Symmetry Reductions and Exact Solutions for a Generalised Boussinesq Equation

Abstract

In this paper, new nonclassical symmetry reductions and exact solutions are presented for a Generalised Boussinesq equation \( {u_{{xxxx}}} + p{u_t}{u_{{xx}}} + q{u_x}{u_{{xx}}} + ru_x^2{u_{{xx}}} + {u_{{tt}}} = 0 \), which has the modified Boussinesq equation (\( (q = 0,\,r = - \frac{1}{2}{p^2}) \)) and dispersive water wave equation, or classical Boussinesq equations (\( q = 2p,\,r = \frac{3}{2}{p^2} \)) as special cases.
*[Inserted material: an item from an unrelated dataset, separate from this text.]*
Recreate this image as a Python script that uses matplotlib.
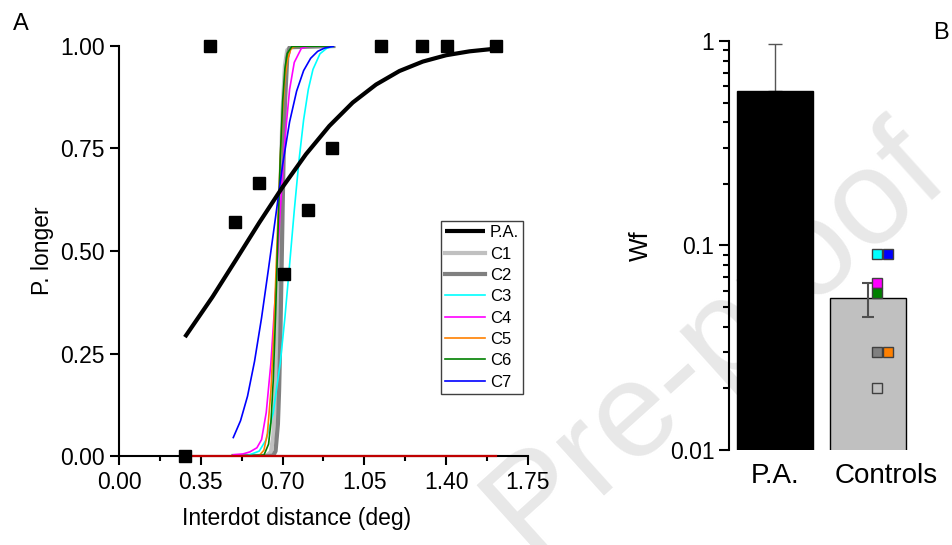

These symmetry reductions are obtained using the the Direct Method, originally developed by Clarkson & Kruskal to study symmetry reductions of the Boussinesq equation, which involves no group theoretic techniques and using these reductions, we obtain exact solutions expressible in terms of solutions of the second and fourth Painleve equations, Jacobi and Weierstrass elliptic functions, and elementary functions, for certain values of the parameters p, q and r. Furthermore, in the case when q = p and \( r = \frac{1}{2}{p^2} \), symmetry reductions are obtained which are reminiscent of reductions of the 2 + 1-dimensional cubic nonlinear Schrodinger equation arising from the Talanov lens transformation.